When we got our tractor in 2001 to dig the water line I bought heavy duty ice chains for the rear wheels. I leave those chains on all the time. In addition to giving traction on ice they protect the soft rubber of the wheels from the sharp rocks of our mountain fields.
So, how does hardened steel hold up on snow, ice and rock? Very well it turns out. After almost ten years of wear I would estimate I have another ten years of wear left in those chains. Given that a single tractor tire is more expensive than both chains put together this is a good investment in prevention of wear.
In the picture above the blue arrow points to an almost unworn point and the red arrow points to a seriously worn stud. Location, location, location. The ones bearing weight at the tire treads get more wear. Keeping the chains tight and the tires fully inflated helps reduce wear and tear. Not spinning your wheels on ledge also helps reduce wear. Likewise not driving on asphalt or concrete helps preserve the chains. I’m sure the town appreciates that too. Fortunately we have a dirt road that is unlikely to ever get paved. I like it that way.
On the other hand, the front tires have significant wear. I wish that I had gotten chains for them too both to prevent wear and because sometimes in the winter I sideslip in the front due to the lack of chains. I run the tractor in four wheel drive most of the time as our conditions warrant that. Half our world is snow and ice. The rest is up and down. We have very little smooth and level terrain. Thus the front wheels are doing their share of work and the front tires are wearing noticeably more than the back from cuts against rocks.

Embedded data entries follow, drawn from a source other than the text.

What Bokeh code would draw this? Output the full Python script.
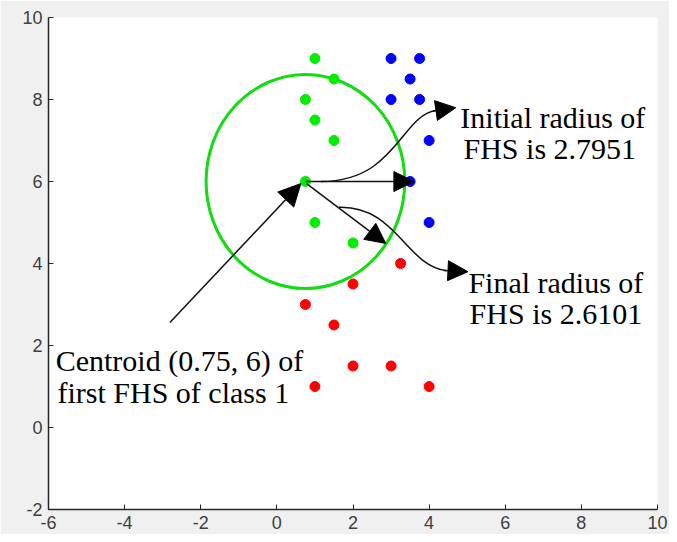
from bokeh.plotting import figure
from bokeh.models import Arrow, NormalHead, FixedTicker, Range1d, CustomJSTickFormatter
from bokeh.core.properties import value
from bokeh.embed import file_html
from bokeh.resources import INLINE

# ---- data ----
class1_x = [1, 1.5, 0.75, 1, 1.5, 0.75, 1, 2]
class1_y = [9, 8.5, 8, 7.5, 7, 6, 5, 4.5]
class2_x = [3, 3.75, 3.5, 3, 3.75, 4, 3.5, 4]
class2_y = [9, 9, 8.5, 8, 8, 7, 6, 5]
class3_x = [3.25, 2, 0.75, 1.5, 2, 3, 1, 4]
class3_y = [4, 3.5, 3, 2.5, 1.5, 1.5, 1, 1]
centroid = (0.75, 6)
final_radius = 2.6101
x_ticks = [-6, -4, -2, 0, 2, 4, 6, 8, 10]
y_ticks = [-2, 0, 2, 4, 6, 8, 10]

p = figure(frame_width=609, frame_height=492, output_backend="svg",
           toolbar_location=None, x_range=Range1d(-6, 10), y_range=Range1d(-2, 10),
           min_border_left=48, min_border_right=12, min_border_top=17, min_border_bottom=25)
p.background_fill_color = "white"
p.border_fill_color = "#f0f0f0"
p.outline_line_color = None
p.xgrid.visible = False
p.ygrid.visible = False

for ax in (p.xaxis[0], p.yaxis[0]):
    ax.axis_line_color = "#262626"
    ax.axis_line_width = 1.5
    ax.major_tick_line_color = "#262626"
    ax.major_tick_in = 5
    ax.major_tick_out = 0
    ax.minor_tick_line_color = None
    ax.major_label_text_font = "Liberation Sans"
    ax.major_label_text_font_size = "18px"
    ax.major_label_text_color = "#404040"
    ax.major_label_standoff = 6
    ax.formatter = CustomJSTickFormatter(code="return tick.toString();")
p.xaxis.ticker = FixedTicker(ticks=x_ticks)
p.yaxis.ticker = FixedTicker(ticks=y_ticks)

# circle of final radius
p.ellipse(x=[centroid[0]], y=[centroid[1]], width=2 * final_radius, height=2 * final_radius,
          fill_color=None, line_color="#11dd11", line_width=3)

p.scatter(class1_x, class1_y, size=10, color="#00ee00")
p.scatter(class2_x, class2_y, size=10, color="#0000ff")
p.scatter(class3_x, class3_y, size=10, color="#ff0000")

def head(sz=20):
    return NormalHead(size=sz, fill_color="black", line_color="black")

# straight arrows
p.add_layout(Arrow(end=head(22), x_start=-2.81, y_start=2.56, x_end=0.63, y_end=5.95,
                   line_color="#111111", line_width=1.5))
p.add_layout(Arrow(end=head(20), x_start=0.75, y_start=6, x_end=3.6, y_end=6,
                   line_color="#111111", line_width=1.5))
p.add_layout(Arrow(end=head(20), x_start=0.78, y_start=5.95, x_end=2.86, y_end=4.49,
                   line_color="#111111", line_width=1.5))

# curved arrows
p.bezier(x0=[1.16], y0=[6.0], x1=[4.18], y1=[7.73], cx0=[3.13], cy0=[6.0], cx1=[3.26], cy1=[7.61],
         line_color="#111111", line_width=1.5)
p.add_layout(Arrow(end=head(20), x_start=4.1, y_start=7.72, x_end=4.70, y_end=7.80,
                   line_color="#111111", line_width=1.5))
p.bezier(x0=[1.63], y0=[5.37], x1=[4.44], y1=[3.83], cx0=[3.13], cy0=[5.41], cx1=[3.39], cy1=[3.95],
         line_color="#111111", line_width=1.5)
p.add_layout(Arrow(end=head(20), x_start=4.38, y_start=3.83, x_end=5.02, y_end=3.80,
                   line_color="#111111", line_width=1.5))

# annotation texts
txt_kw = dict(text_font=value("Liberation Serif"), text_font_size="30px", text_color="black",
              text_align="center", text_baseline="alphabetic")
p.text(x=[7.25], y=[7.56], text=["Initial radius of"], **txt_kw)
p.text(x=[7.17], y=[6.80], text=["FHS is 2.7951"], **txt_kw)
p.text(x=[7.33], y=[3.54], text=["Final radius of"], **txt_kw)
p.text(x=[7.33], y=[2.78], text=["FHS is 2.6101"], **txt_kw)
p.text(x=[-2.56], y=[1.63], text=["Centroid (0.75, 6) of"], **txt_kw)
p.text(x=[-2.72], y=[0.85], text=["first FHS of class 1"], **txt_kw)

open("out.html", "w").write(file_html(p, INLINE))
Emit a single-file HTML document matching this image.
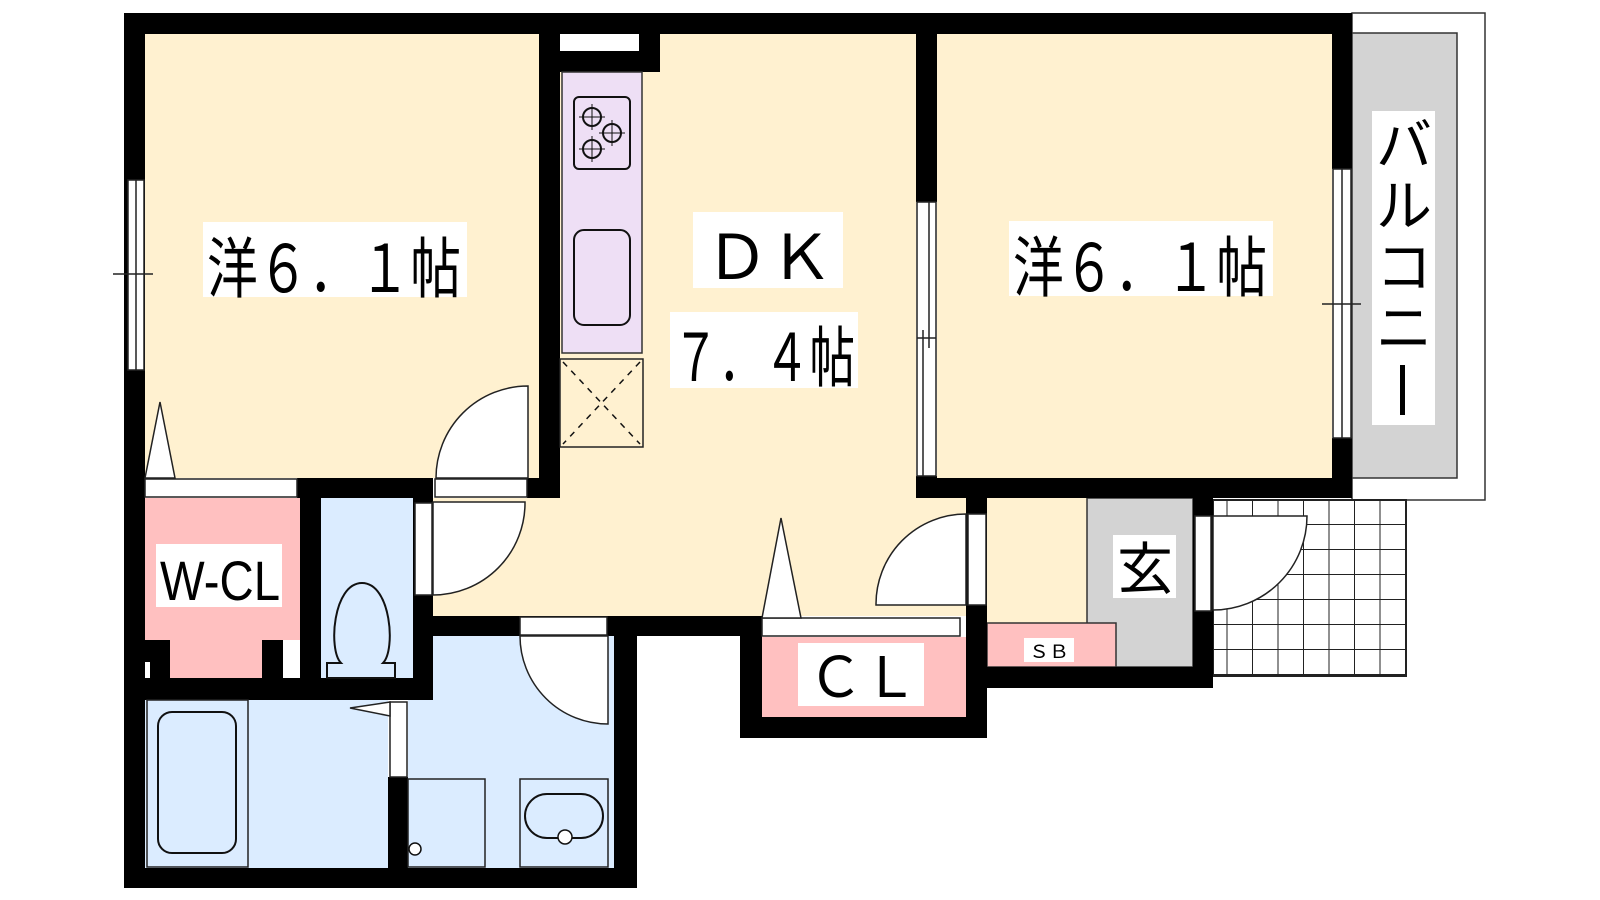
<!DOCTYPE html>
<html><head><meta charset="utf-8"><style>
html,body{margin:0;padding:0;background:#fff;}
svg{display:block;}
text{font-family:"Liberation Sans","Noto Sans CJK JP",sans-serif;fill:#000;}
</style></head><body>
<svg width="1600" height="900" viewBox="0 0 1600 900" xmlns="http://www.w3.org/2000/svg">
<defs>
<pattern id="grid" x="1202" y="475" width="25.5" height="25" patternUnits="userSpaceOnUse">
<rect width="25.5" height="25" fill="#fff"/>
<path d="M25.5 0V25M0 25H25.5" stroke="#222" stroke-width="2" fill="none"/>
</pattern>
</defs>
<rect x="1352" y="13" width="133" height="487" fill="#fff" stroke="#333" stroke-width="1.5"/>
<rect x="1352" y="33" width="105" height="445" fill="#d3d3d3" stroke="#333" stroke-width="1.5"/>
<rect x="1213" y="500" width="193" height="176" fill="url(#grid)" stroke="#222" stroke-width="2"/>
<rect x="145" y="34" width="394" height="444" fill="#fff1d0"/>
<rect x="560" y="34" width="356" height="582" fill="#fff1d0"/>
<rect x="433" y="498" width="533" height="118" fill="#fff1d0"/>
<rect x="937" y="34" width="395" height="444" fill="#fff1d0"/>
<rect x="987" y="498" width="100" height="125" fill="#fff1d0"/>
<rect x="1087" y="498" width="106" height="169" fill="#d3d3d3" stroke="#333" stroke-width="1.5"/>
<rect x="987" y="623" width="129" height="44" fill="#ffc0c0" stroke="#333" stroke-width="1.5"/>
<rect x="145" y="498" width="155" height="142" fill="#ffc0c0"/>
<rect x="170" y="640" width="92" height="38" fill="#ffc0c0"/>
<rect x="761" y="637" width="205" height="80" fill="#ffc0c0"/>
<rect x="321" y="498" width="92" height="180" fill="#dbecff"/>
<rect x="145" y="700" width="243" height="168" fill="#dbecff"/>
<rect x="408" y="636" width="206" height="232" fill="#dbecff"/>
<g fill="#000">
<rect x="124" y="13" width="1228" height="21"/>
<rect x="124" y="13" width="21" height="875"/>
<rect x="124" y="868" width="513" height="20"/>
<rect x="614" y="616" width="23" height="272"/>
<rect x="539" y="34" width="21" height="464"/>
<rect x="297" y="478" width="136" height="20"/>
<rect x="527" y="478" width="33" height="20"/>
<rect x="560" y="51" width="100" height="21"/>
<rect x="639" y="34" width="21" height="38"/>
<rect x="300" y="498" width="21" height="180"/>
<rect x="413" y="498" width="20" height="202"/>
<rect x="124" y="678" width="309" height="22"/>
<rect x="145" y="640" width="25" height="38"/>
<rect x="262" y="640" width="21" height="38"/>
<rect x="388" y="777" width="20" height="91"/>
<rect x="433" y="616" width="329" height="20"/>
<rect x="740" y="616" width="22" height="122"/>
<rect x="740" y="717" width="247" height="21"/>
<rect x="966" y="478" width="21" height="260"/>
<rect x="916" y="34" width="21" height="168"/>
<rect x="916" y="476" width="21" height="22"/>
<rect x="916" y="478" width="436" height="20"/>
<rect x="1332" y="13" width="20" height="156"/>
<rect x="1332" y="438" width="20" height="60"/>
<rect x="987" y="667" width="226" height="21"/>
<rect x="1193" y="498" width="20" height="190"/>
</g>
<rect x="145" y="662" width="5" height="16" fill="#fff"/>
<rect x="283" y="662" width="17" height="16" fill="#fff"/>
<rect x="560" y="34" width="79" height="17" fill="#fff"/>
<g stroke="#222" stroke-width="1.5" fill="#fff">
<rect x="128" y="180" width="16" height="190"/>
<line x1="136" y1="180" x2="136" y2="370"/>
<line x1="113" y1="274" x2="153" y2="274"/>
<rect x="917" y="202" width="19" height="274"/>
<line x1="929" y1="202" x2="929" y2="348"/>
<line x1="923" y1="330" x2="923" y2="476"/>
<line x1="917" y1="338" x2="936" y2="338"/>
<rect x="1333" y="169" width="18" height="269"/>
<line x1="1342" y1="169" x2="1342" y2="438"/>
<line x1="1322" y1="304" x2="1361" y2="304"/>
<rect x="145" y="479" width="152" height="18"/>
<rect x="435" y="479" width="92" height="18"/>
<rect x="762" y="618" width="198" height="18"/>
<rect x="520" y="617" width="87" height="18"/>
<rect x="415" y="503" width="17" height="92"/>
<rect x="390" y="702" width="17" height="75"/>
<rect x="968" y="514" width="18" height="91"/>
<rect x="1195" y="516" width="16" height="95"/>
<path d="M528 386 V478 H436 A92 92 0 0 1 528 386 Z"/>
<path d="M433 502 H525 A92 92 0 0 1 433 595 Z"/>
<path d="M520 636 H608 V724 A88 88 0 0 1 520 636 Z"/>
<path d="M966 514 V605 H876 A90 90 0 0 1 966 514 Z"/>
<path d="M1213 516 H1307 A94 94 0 0 1 1213 610 Z"/>
<path d="M160 402 L145 478 H175 Z"/>
<path d="M781 518 L762 618 H801 Z"/>
<path d="M350 708 L390 702 V716 Z"/>
</g>
<rect x="562" y="72" width="80" height="281" fill="#eedff5" stroke="#333" stroke-width="1.5"/>
<rect x="574" y="97" width="56" height="72" rx="5" fill="none" stroke="#111" stroke-width="2"/>
<g fill="none" stroke="#111" stroke-width="2">
<circle cx="592" cy="117" r="9"/><circle cx="612" cy="133" r="9"/><circle cx="592" cy="149" r="9"/>
<path d="M579 117h26M592 104v26M599 133h26M612 120v26M579 149h26M592 136v26" stroke-width="1"/>
</g>
<rect x="574" y="230" width="56" height="95" rx="10" fill="none" stroke="#111" stroke-width="2"/>
<rect x="560" y="359" width="83" height="88" fill="#fff1d0" stroke="#222" stroke-width="1.5"/>
<path d="M563 362 L640 444 M640 362 L563 444" stroke="#111" stroke-width="1.5" stroke-dasharray="6 6"/>
<path d="M341 663 C328 650 333 583 362 583 C391 583 396 650 383 663 H395 V678 H327 V663 Z" fill="none" stroke="#111" stroke-width="2"/>
<rect x="147" y="700" width="101" height="167" fill="none" stroke="#222" stroke-width="1.5"/>
<rect x="158" y="712" width="78" height="141" rx="14" fill="none" stroke="#111" stroke-width="2"/>
<rect x="408" y="779" width="77" height="88" fill="none" stroke="#222" stroke-width="1.5"/>
<circle cx="415" cy="849" r="6" fill="#fff" stroke="#111" stroke-width="1.5"/>
<rect x="520" y="779" width="88" height="88" fill="none" stroke="#222" stroke-width="1.5"/>
<rect x="525" y="794" width="78" height="44" rx="22" fill="none" stroke="#111" stroke-width="2"/>
<circle cx="565" cy="837" r="7" fill="#fff" stroke="#111" stroke-width="1.5"/>
<rect x="203" y="222" width="264" height="75" fill="#fff"/>
<text x="207" y="292" font-size="66" textLength="254" lengthAdjust="spacingAndGlyphs">洋６．１帖</text>
<rect x="1009" y="221" width="264" height="75" fill="#fff"/>
<text x="1013" y="291" font-size="66" textLength="254" lengthAdjust="spacingAndGlyphs">洋６．１帖</text>
<rect x="693" y="212" width="150" height="76" fill="#fff"/>
<text x="705" y="279" font-size="62" textLength="128" lengthAdjust="spacingAndGlyphs">ＤＫ</text>
<rect x="670" y="312" width="188" height="76" fill="#fff"/>
<text x="673" y="381" font-size="66" textLength="182" lengthAdjust="spacingAndGlyphs">７．４帖</text>
<rect x="156" y="544" width="126" height="63" fill="#fff"/>
<text x="160" y="600" font-size="56" textLength="120" lengthAdjust="spacingAndGlyphs">W-CL</text>
<rect x="798" y="643" width="126" height="63" fill="#fff"/>
<text x="808" y="697" font-size="56" textLength="110" lengthAdjust="spacingAndGlyphs">ＣＬ</text>
<rect x="1024" y="638" width="50" height="24" fill="#fff"/>
<text x="1029" y="658" font-size="18" textLength="40" lengthAdjust="spacingAndGlyphs">ＳＢ</text>
<rect x="1113" y="535" width="63" height="63" fill="#fff"/>
<text x="1117" y="589" font-size="56">玄</text>
<rect x="1372" y="111" width="63" height="314" fill="#fff"/>
<text font-size="56" x="1376" y="165">バ</text>
<text font-size="56" x="1376" y="226">ル</text>
<text font-size="56" x="1376" y="287">コ</text>
<text font-size="56" x="1376" y="348">ニ</text>
<rect x="1400" y="365" width="5" height="50" fill="#000"/>
</svg>
</body></html>
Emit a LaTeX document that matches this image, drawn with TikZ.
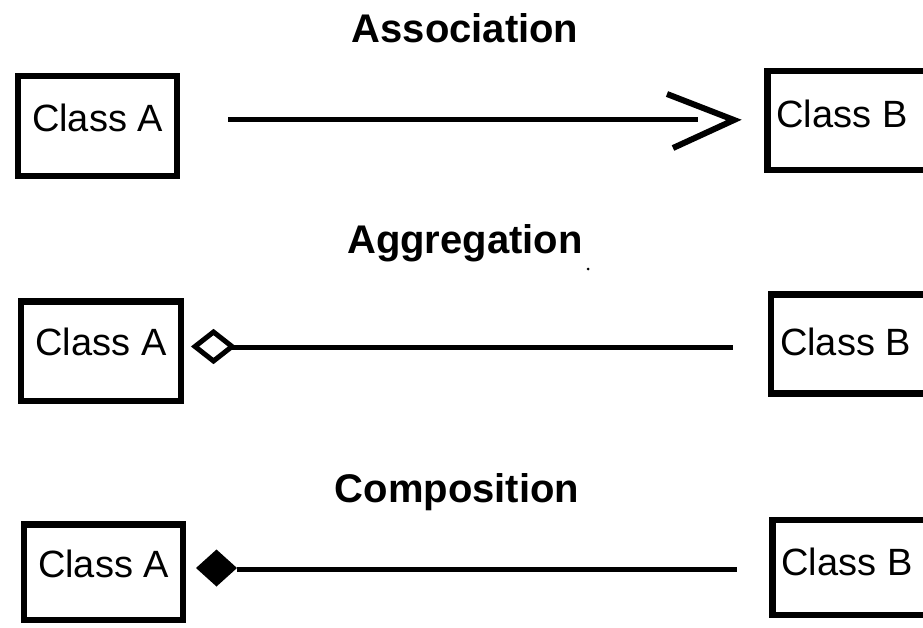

I have tubes in the front to fix two flats I’ve had with them.
The chains lower on the side of wheel don’t make much contact with the ground and still show a tiny bit of their original green paint which quickly wore off of the tread surface. They do get a little wear when I’m in mud which is why there isn’t much green paint after almost a decade. Notice the rust. The wear on the treading surface in the first photo keeps those parts of the chain shiny.
Outdoors: 24°F/2°F Snow 6″ today, 10″ Friday, Sun on Saturday
Tiny Cottage: 64°F/57°F
Daily Spark: Carrot – what happens to the underbody of your automobile in Vermont.